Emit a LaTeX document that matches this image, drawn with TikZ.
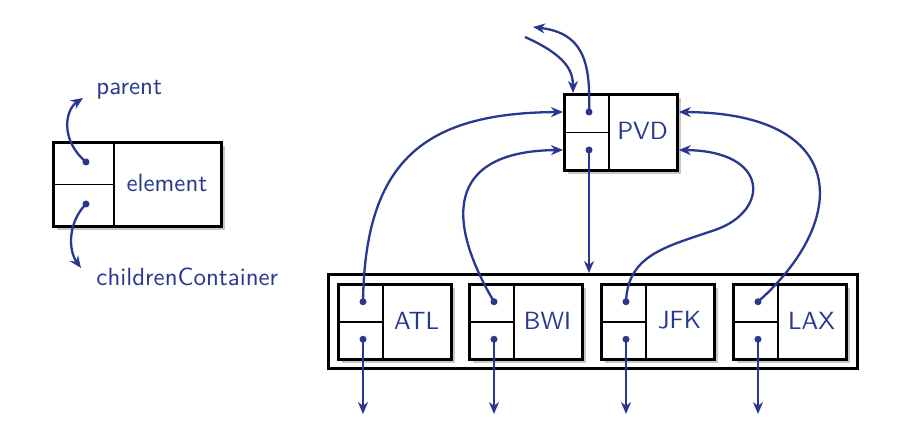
\documentclass[tikz,border=0pt]{standalone}
\usetikzlibrary{arrows.meta,shadows,calc}
\definecolor{dsblue}{RGB}{40,56,145}
\newcommand\record[7]{%
  \node[recbox, minimum width=#4pt, minimum height=#5pt, anchor=north west] (#1) at (#2,#3) {};
  \coordinate (#1-d) at (#2+#6,#3);
  \draw[divline] (#1-d) -- (#1-d |- #1.south);
  \draw[divline] (#1.west) -- (#1-d |- #1.west);
  \node[dot] (#1-p) at (#2+#6/2+3,#3+#5/4) {};
  \node[dot] (#1-c) at (#2+#6/2+3,#3+3*#5/4) {};
  \node[lab] (#1-t) at (#2+#6/2+#4/2,#3+#5/2) {#7};
}
\begin{document}
\begin{tikzpicture}[x=1pt,y=-1pt,
  recbox/.style={draw=black, line width=2.8pt, fill=white, rectangle, inner sep=0pt,
    drop shadow={shadow xshift=4pt, shadow yshift=-4pt, fill=black!22, opacity=1}},
  contbox/.style={draw=black, line width=2.8pt, fill=white, rectangle, inner sep=0pt},
  divline/.style={draw=black, line width=1.7pt},
  dot/.style={circle, fill=dsblue, inner sep=0pt, minimum size=7pt},
  lab/.style={text=dsblue, font=\fontsize{10}{12}\selectfont\sffamily, inner sep=0pt,
    scale=2.49, transform shape},
  link/.style={draw=dsblue, line width=2.3pt, -{Stealth[length=12pt,width=10pt]}}
]
\useasboundingbox (0,0) rectangle (898,430);

% generic element
\record{el}{52}{141}{168}{84}{62}{element}
\node[lab, anchor=base west] (parent) at (96,95) {parent};
\node[lab, anchor=base west] (children) at (96,286) {childrenContainer};
\coordinate (elp) at (83,98);
\coordinate (elc) at (81,268);
\draw[link] (el-p.center) .. controls (60,140) and (65,110) .. (elp);
\draw[link] (el-c.center) .. controls (68,222) and (68,250) .. (elc);

% PVD
\record{pvd}{563}{93}{113}{76}{46}{PVD}

% container
\node[contbox, minimum width=529pt, minimum height=94pt, anchor=north west] (cont) at (327,273) {};
\record{atl}{337}{283}{113}{75}{46}{ATL}
\record{bwi}{468}{283}{113}{75}{46}{BWI}
\record{jfk}{600}{283}{113}{75}{46}{JFK}
\record{lax}{732}{283}{113}{75}{46}{LAX}

% PVD links
\coordinate (pin) at (525,37);
\coordinate (pout) at (533,27);
\draw[link] (pin) .. controls (565,55) and (573,70) .. ($(pvd.north west)+(10,0)$);
\draw[link] (pvd-p.center) .. controls (591,60) and (582,33) .. (pout);
\draw[link] (pvd-c.center) -- (pvd-c |- cont.north);

% children to parent
\draw[link] (atl-p.center) .. controls (365,160) and (425,113) .. (pvd.west |- pvd-p);
\draw[link] (bwi-p.center) .. controls (440,210) and (455,151) .. (pvd.west |- pvd-c);
\draw[link] (jfk-p.center) .. controls (628,255) and (665,247) .. (715,230)
   .. controls (770,211) and (770,151) .. (pvd.east |- pvd-c);
\draw[link] (lax-p.center) .. controls (850,220) and (850,113) .. (pvd.east |- pvd-p);

% children containers
\coordinate (bot) at (0,414);
\foreach \n in {atl,bwi,jfk,lax}{
  \draw[link] (\n-c.center) -- (\n-c |- bot);
}
\end{tikzpicture}
\end{document}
_____
WRITTEN TASK: Extract every line of the data exactly; pictures stay out.

CORRECT OUTPUT:
Emit a LaTeX document that matches this image, drawn with TikZ.
\documentclass[tikz,border=0pt]{standalone}
\usetikzlibrary{arrows.meta,shadows,calc}
\definecolor{dsblue}{RGB}{40,56,145}
\newcommand\record[7]{%
  \node[recbox, minimum width=#4pt, minimum height=#5pt, anchor=north west] (#1) at (#2,#3) {};
  \coordinate (#1-d) at (#2+#6,#3);
  \draw[divline] (#1-d) -- (#1-d |- #1.south);
  \draw[divline] (#1.west) -- (#1-d |- #1.west);
  \node[dot] (#1-p) at (#2+#6/2+3,#3+#5/4) {};
  \node[dot] (#1-c) at (#2+#6/2+3,#3+3*#5/4) {};
  \node[lab] (#1-t) at (#2+#6/2+#4/2,#3+#5/2) {#7};
}
\begin{document}
\begin{tikzpicture}[x=1pt,y=-1pt,
  recbox/.style={draw=black, line width=2.8pt, fill=white, rectangle, inner sep=0pt,
    drop shadow={shadow xshift=4pt, shadow yshift=-4pt, fill=black!22, opacity=1}},
  contbox/.style={draw=black, line width=2.8pt, fill=white, rectangle, inner sep=0pt},
  divline/.style={draw=black, line width=1.7pt},
  dot/.style={circle, fill=dsblue, inner sep=0pt, minimum size=7pt},
  lab/.style={text=dsblue, font=\fontsize{10}{12}\selectfont\sffamily, inner sep=0pt,
    scale=2.49, transform shape},
  link/.style={draw=dsblue, line width=2.3pt, -{Stealth[length=12pt,width=10pt]}}
]
\useasboundingbox (0,0) rectangle (898,430);

% generic element
\record{el}{52}{141}{168}{84}{62}{element}
\node[lab, anchor=base west] (parent) at (96,95) {parent};
\node[lab, anchor=base west] (children) at (96,286) {childrenContainer};
\coordinate (elp) at (83,98);
\coordinate (elc) at (81,268);
\draw[link] (el-p.center) .. controls (60,140) and (65,110) .. (elp);
\draw[link] (el-c.center) .. controls (68,222) and (68,250) .. (elc);

% PVD
\record{pvd}{563}{93}{113}{76}{46}{PVD}

% container
\node[contbox, minimum width=529pt, minimum height=94pt, anchor=north west] (cont) at (327,273) {};
\record{atl}{337}{283}{113}{75}{46}{ATL}
\record{bwi}{468}{283}{113}{75}{46}{BWI}
\record{jfk}{600}{283}{113}{75}{46}{JFK}
\record{lax}{732}{283}{113}{75}{46}{LAX}

% PVD links
\coordinate (pin) at (525,37);
\coordinate (pout) at (533,27);
\draw[link] (pin) .. controls (565,55) and (573,70) .. ($(pvd.north west)+(10,0)$);
\draw[link] (pvd-p.center) .. controls (591,60) and (582,33) .. (pout);
\draw[link] (pvd-c.center) -- (pvd-c |- cont.north);

% children to parent
\draw[link] (atl-p.center) .. controls (365,160) and (425,113) .. (pvd.west |- pvd-p);
\draw[link] (bwi-p.center) .. controls (440,210) and (455,151) .. (pvd.west |- pvd-c);
\draw[link] (jfk-p.center) .. controls (628,255) and (665,247) .. (715,230)
   .. controls (770,211) and (770,151) .. (pvd.east |- pvd-c);
\draw[link] (lax-p.center) .. controls (850,220) and (850,113) .. (pvd.east |- pvd-p);

% children containers
\coordinate (bot) at (0,414);
\foreach \n in {atl,bwi,jfk,lax}{
  \draw[link] (\n-c.center) -- (\n-c |- bot);
}
\end{tikzpicture}
\end{document}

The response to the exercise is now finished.